One of the big things we established coming out of our discussion was fleshing out the masks more. We had established that everyone within the society wore a unique mask, and that those masks were tied to a person's identity. We also established that, in keeping with the high-honor type of setting, the masks could be wagered in duels, with the loser being unmasked and humiliated. What we talked about during this session was the idea of there existing in the world "lost" masks. These would be masks of great renown whose owners had perished in battle or, in some cases, enchanted masks that could be sought out by people as either honor missions or to replace their own mask and regain their standing in society. This is something that our dwarf, who started the game unmasked, can work towards.
We also had originally started off with necromancy being illegal in the kingdom. However, we brought up the idea of it only being illegal in this particular kingdom.
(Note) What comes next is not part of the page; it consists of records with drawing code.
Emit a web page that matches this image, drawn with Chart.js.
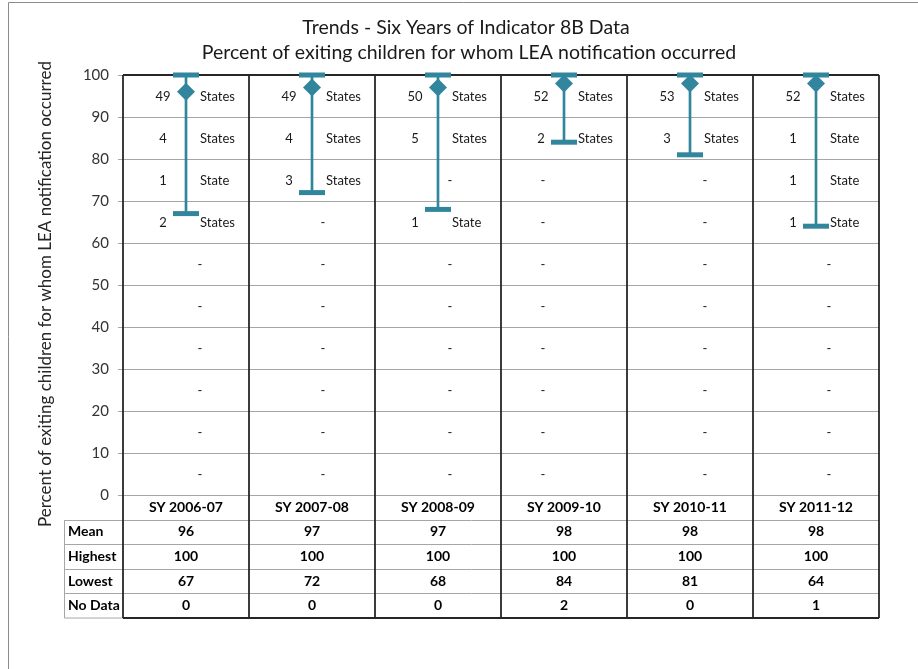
<!DOCTYPE html>
<html><head><meta charset="utf-8">
<script src="https://cdn.jsdelivr.net/npm/chart.js@4/dist/chart.umd.min.js"></script>
<style>html,body{margin:0;padding:0;background:#fff}#wrap{width:918px;height:669px;position:relative}</style>
</head><body><div id="wrap"><canvas id="c" width="918" height="669"></canvas></div>
<script>
// ---- DATA ----
const categories = ['SY 2006-07', 'SY 2007-08', 'SY 2008-09', 'SY 2009-10', 'SY 2010-11', 'SY 2011-12'];
const meanValues = [96, 97, 97, 98, 98, 98];
const highestValues = [100, 100, 100, 100, 100, 100];
const lowestValues = [67, 72, 68, 84, 81, 64];
const noDataCounts = [0, 0, 0, 2, 0, 1];
// number of states per 10-point band (90-100, 80-90, ... 0-10)
const bandMidpoints = [95, 85, 75, 65, 55, 45, 35, 25, 15, 5];
const stateCounts = [
  [49, 4, 1, 2, 0, 0, 0, 0, 0, 0],
  [49, 4, 3, 0, 0, 0, 0, 0, 0, 0],
  [50, 5, 0, 1, 0, 0, 0, 0, 0, 0],
  [52, 2, 0, 0, 0, 0, 0, 0, 0, 0],
  [53, 3, 0, 0, 0, 0, 0, 0, 0, 0],
  [52, 1, 1, 1, 0, 0, 0, 0, 0, 0]
];
const yMin = 0, yMax = 100, yStep = 10;
const titleLines = ['Trends - Six Years of Indicator 8B Data', 'Percent of exiting children for whom LEA notification occurred'];
const yAxisTitle = 'Percent of exiting children for whom LEA notification occurred';
const tableRowLabels = ['Mean', 'Highest', 'Lowest', 'No Data'];

// ---- STYLE / LAYOUT ----
const TEAL = '#31859C';
const FONT = 'Lato';
const dashOffsets = [14, 11, 12, -21, 15, 13];
const TABLE_BOTTOM = 618;
const LABEL_COL_LEFT = 64;

Chart.defaults.font.family = FONT;

const overlay = {
  id: 'overlay',
  beforeDraw(chart) {
    const ctx = chart.ctx;
    ctx.save();
    ctx.fillStyle = '#fff';
    ctx.fillRect(0, 0, chart.width, chart.height);
    ctx.strokeStyle = '#8c8c8c';
    ctx.lineWidth = 1;
    ctx.beginPath();
    ctx.moveTo(8.5, chart.height + 2);
    ctx.lineTo(8.5, 2.5);
    ctx.lineTo(chart.width + 2, 2.5);
    ctx.stroke();
    ctx.restore();
  },
  beforeDatasetsDraw(chart) {
    const ctx = chart.ctx, a = chart.chartArea;
    const n = categories.length;
    const colW = (a.right - a.left) / n;
    ctx.save();
    const rows = tableRowLabels.length;
    const rowH = (TABLE_BOTTOM - a.bottom) / (rows + 1);
    ctx.strokeStyle = '#a6a6a6';
    ctx.lineWidth = 1;
    for (let r = 1; r <= rows; r++) {
      const y = Math.round(a.bottom + r * rowH) + 0.5;
      ctx.beginPath(); ctx.moveTo(LABEL_COL_LEFT, y); ctx.lineTo(a.right, y); ctx.stroke();
    }
    ctx.beginPath();
    ctx.moveTo(LABEL_COL_LEFT + 0.5, Math.round(a.bottom + rowH));
    ctx.lineTo(LABEL_COL_LEFT + 0.5, TABLE_BOTTOM);
    ctx.lineTo(a.left, TABLE_BOTTOM);
    ctx.stroke();
    ctx.strokeStyle = '#262626';
    ctx.lineWidth = 1.8;
    for (let i = 0; i <= n; i++) {
      const x = a.left + i * colW;
      ctx.beginPath(); ctx.moveTo(x, a.top); ctx.lineTo(x, TABLE_BOTTOM); ctx.stroke();
    }
    ctx.beginPath(); ctx.moveTo(a.left, a.top); ctx.lineTo(a.right, a.top); ctx.stroke();
    ctx.beginPath(); ctx.moveTo(a.left, TABLE_BOTTOM); ctx.lineTo(a.right, TABLE_BOTTOM); ctx.stroke();
    ctx.restore();
  },
  afterDraw(chart) {
    const ctx = chart.ctx, a = chart.chartArea, xs = chart.scales.x, ys = chart.scales.y;
    ctx.save();
    ctx.fillStyle = '#1a1a1a';
    ctx.textAlign = 'center';
    ctx.textBaseline = 'middle';
    ctx.font = '19.5px ' + FONT;
    const tc = (chart.options.layout.padding.left + a.right) / 2;
    ctx.fillText(titleLines[0], tc - 3, 28);
    ctx.fillText(titleLines[1], tc, 53);
    ctx.save();
    ctx.translate(46, 294);
    ctx.rotate(-Math.PI / 2);
    ctx.font = '17px ' + FONT;
    ctx.fillStyle = '#262626';
    ctx.fillText(yAxisTitle, 0, 0);
    ctx.restore();
    ctx.font = '13px ' + FONT;
    ctx.fillStyle = '#1a1a1a';
    categories.forEach((c, i) => {
      const cx = xs.getPixelForValue(i);
      stateCounts[i].forEach((cnt, b) => {
        const y = ys.getPixelForValue(bandMidpoints[b]) + 1;
        if (cnt > 0) {
          ctx.textAlign = 'center';
          ctx.fillText(String(cnt), cx - 23, y);
          ctx.textAlign = 'left';
          ctx.fillText(cnt === 1 ? 'State' : 'States', cx + 14, y);
        } else {
          ctx.textAlign = 'center';
          ctx.fillText('-', cx + dashOffsets[i], y);
        }
      });
    });
    const rows = tableRowLabels.length;
    const rowH = (TABLE_BOTTOM - a.bottom) / (rows + 1);
    ctx.font = 'bold 14px ' + FONT;
    ctx.fillStyle = '#000';
    const tableData = [meanValues, highestValues, lowestValues, noDataCounts];
    categories.forEach((c, i) => {
      const cx = xs.getPixelForValue(i);
      ctx.textAlign = 'center';
      ctx.fillText(c, cx, a.bottom + rowH * 0.5);
      tableData.forEach((arr, r) => {
        ctx.fillText(String(arr[i]), cx, a.bottom + rowH * (r + 1.5));
      });
    });
    ctx.textAlign = 'left';
    tableRowLabels.forEach((lab, r) => {
      ctx.fillText(lab, LABEL_COL_LEFT + 4, a.bottom + rowH * (r + 1.5));
    });
    ctx.restore();
  }
};

new Chart(document.getElementById('c'), {
  type: 'bar',
  data: {
    labels: categories,
    datasets: [
      { type: 'line', label: 'Mean', data: meanValues, showLine: false, pointStyle: 'rectRot', pointRadius: 9, pointBackgroundColor: TEAL, pointBorderColor: TEAL, pointBorderWidth: 0, clip: false, order: 0 },
      { type: 'line', label: 'Highest', data: highestValues, showLine: false, pointStyle: 'line', pointRadius: 13, pointBorderWidth: 5, pointBorderColor: TEAL, clip: false, order: 1 },
      { type: 'line', label: 'Lowest', data: lowestValues, showLine: false, pointStyle: 'line', pointRadius: 13, pointBorderWidth: 5, pointBorderColor: TEAL, clip: false, order: 1 },
      { type: 'bar', label: 'Range', data: lowestValues.map((l, i) => [l, highestValues[i]]), backgroundColor: TEAL, barThickness: 2, order: 2 }
    ]
  },
  options: {
    responsive: false,
    animation: false,
    events: [],
    layout: { padding: { left: 59, right: 39, top: 75, bottom: 0 } },
    plugins: { legend: { display: false }, title: { display: false }, tooltip: { enabled: false } },
    scales: {
      x: {
        grid: { display: false }, border: { display: false }, ticks: { display: false },
        afterFit: s => { s.height = 174; }
      },
      y: {
        min: yMin, max: yMax,
        ticks: { stepSize: yStep, padding: 9, color: '#333', font: { size: 15, family: FONT } },
        grid: { color: '#a6a6a6', lineWidth: 1, tickLength: 5 },
        border: { display: false },
        afterFit: s => { s.width = 64; }
      }
    }
  },
  plugins: [overlay]
});
</script>
</body></html>
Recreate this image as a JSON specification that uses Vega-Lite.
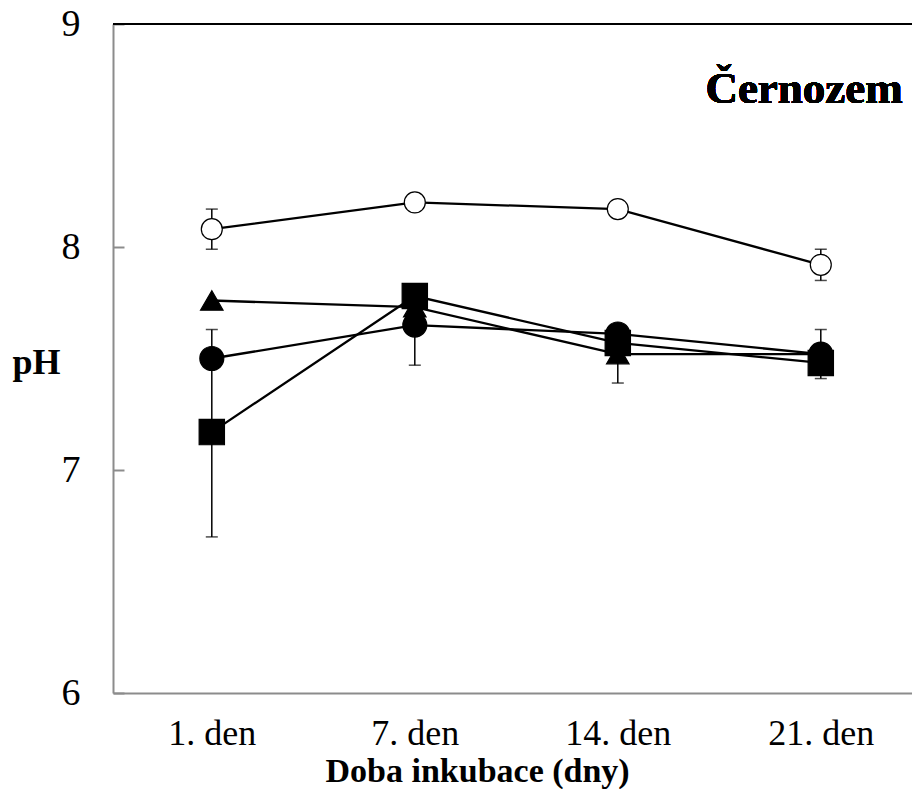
{
  "$schema": "https://vega.github.io/schema/vega-lite/v6.json",
  "width": 799,
  "height": 669,
  "autosize": "none",
  "padding": {"left": 113, "top": 24, "right": 0, "bottom": 96},
  "background": "white",
  "config": {
    "view": {"stroke": null},
    "font": "Liberation Serif",
    "axis": {"grid": false, "labelColor": "black", "titleColor": "black", "domainColor": "#8c8c8c", "tickColor": "#8c8c8c", "domainWidth": 2, "tickWidth": 2}
  },
  "data": {
    "values": [
      {"series": "A", "den": "1. den", "ph": 8.08, "lo": 7.99, "hi": 8.17},
      {"series": "A", "den": "7. den", "ph": 8.20},
      {"series": "A", "den": "14. den", "ph": 8.17},
      {"series": "A", "den": "21. den", "ph": 7.92, "lo": 7.85, "hi": 7.99},
      {"series": "B", "den": "1. den", "ph": 7.76},
      {"series": "B", "den": "7. den", "ph": 7.73},
      {"series": "B", "den": "14. den", "ph": 7.52, "lo": 7.39, "hi": 7.65},
      {"series": "B", "den": "21. den", "ph": 7.52},
      {"series": "C", "den": "1. den", "ph": 7.50},
      {"series": "C", "den": "7. den", "ph": 7.65, "lo": 7.47, "hi": 7.83},
      {"series": "C", "den": "14. den", "ph": 7.61},
      {"series": "C", "den": "21. den", "ph": 7.52, "lo": 7.41, "hi": 7.63},
      {"series": "D", "den": "1. den", "ph": 7.17, "lo": 6.70, "hi": 7.63},
      {"series": "D", "den": "7. den", "ph": 7.78},
      {"series": "D", "den": "14. den", "ph": 7.57},
      {"series": "D", "den": "21. den", "ph": 7.48}
    ]
  },
  "encoding": {
    "x": {
      "field": "den",
      "type": "ordinal",
      "sort": ["1. den", "7. den", "14. den", "21. den"],
      "scale": {"type": "point", "padding": 0.468, "align": 0.52},
      "axis": {
        "orient": "bottom",
        "ticks": false,
        "labelAngle": 0,
        "labelFontSize": 36,
        "labelBaseline": "alphabetic",
        "labelPadding": 51,
        "title": "Doba inkubace (dny)",
        "titleFontSize": 34,
        "titleFontWeight": "bold",
        "titleX": 212,
        "titleY": 88,
        "titleAlign": "left",
        "titleAnchor": null,
        "titleBaseline": "alphabetic"
      }
    }
  },
  "layer": [
    {
      "mark": {"type": "rule", "color": "black", "strokeWidth": 2},
      "encoding": {"x": null, "y": {"datum": 9, "type": "quantitative"}}
    },
    {
      "mark": {"type": "line", "color": "black", "strokeWidth": 2.3},
      "encoding": {
        "y": {
          "field": "ph",
          "type": "quantitative",
          "scale": {"domain": [6, 9], "nice": false, "zero": false},
          "axis": {
            "values": [6, 7, 8, 9],
            "format": "d",
            "tickSize": -11,
            "labelFontSize": 38,
            "labelPadding": 44,
            "title": "pH",
            "titleAngle": 0,
            "titleFontSize": 36,
            "titleFontWeight": "bold",
            "titleX": -101,
            "titleY": 338,
            "titleAlign": "left",
            "titleBaseline": "middle"
          }
        },
        "detail": {"field": "series"}
      }
    },
    {
      "mark": {"type": "rule", "color": "black", "strokeWidth": 1.5},
      "encoding": {
        "y": {"field": "lo", "type": "quantitative"},
        "y2": {"field": "hi"}
      }
    },
    {
      "mark": {"type": "tick", "color": "black", "thickness": 1.5, "size": 12, "orient": "horizontal"},
      "encoding": {"y": {"field": "lo", "type": "quantitative"}}
    },
    {
      "mark": {"type": "tick", "color": "black", "thickness": 1.5, "size": 12, "orient": "horizontal"},
      "encoding": {"y": {"field": "hi", "type": "quantitative"}}
    },
    {
      "mark": {"type": "point", "filled": true, "opacity": 1, "stroke": "black", "strokeWidth": 1.2},
      "encoding": {
        "y": {"field": "ph", "type": "quantitative"},
        "shape": {"field": "series", "type": "nominal", "scale": {"domain": ["A", "B", "C", "D"], "range": ["circle", "triangle-up", "circle", "square"]}, "legend": null},
        "fill": {"field": "series", "type": "nominal", "scale": {"domain": ["A", "B", "C", "D"], "range": ["white", "black", "black", "black"]}, "legend": null},
        "size": {"field": "series", "type": "nominal", "scale": {"domain": ["A", "B", "C", "D"], "range": [440, 640, 580, 580]}, "legend": null}
      }
    },
    {
      "mark": {"type": "text", "text": "Černozem", "font": "Liberation Serif", "fontSize": 45, "fontWeight": "bold", "align": "right", "baseline": "alphabetic", "dx": 82, "color": "black"},
      "encoding": {
        "x": {"datum": "21. den", "type": "ordinal"},
        "y": {"datum": 8.645, "type": "quantitative"}
      }
    }
  ]
}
I'm a big Elder Scrolls fan, and a lot of my gaming ideas come from that game series. This idea comes from TES lore of necromancy being banned in the Imperial province of Cyrodil, but completely fine in the College of Winterhold in Skyrim. We don't have any magic users in the group, but this has some possibilities later on I feel.
All in all, I feel very good about where things are headed with the game, probably even more secure now than I was following our first session. It really just shows the pitfalls possible in putting together a Burning Wheel game. The system has endless possibilities, but you still need to play to the system in order to make it go. Otherwise, you're just wandering around in a fog.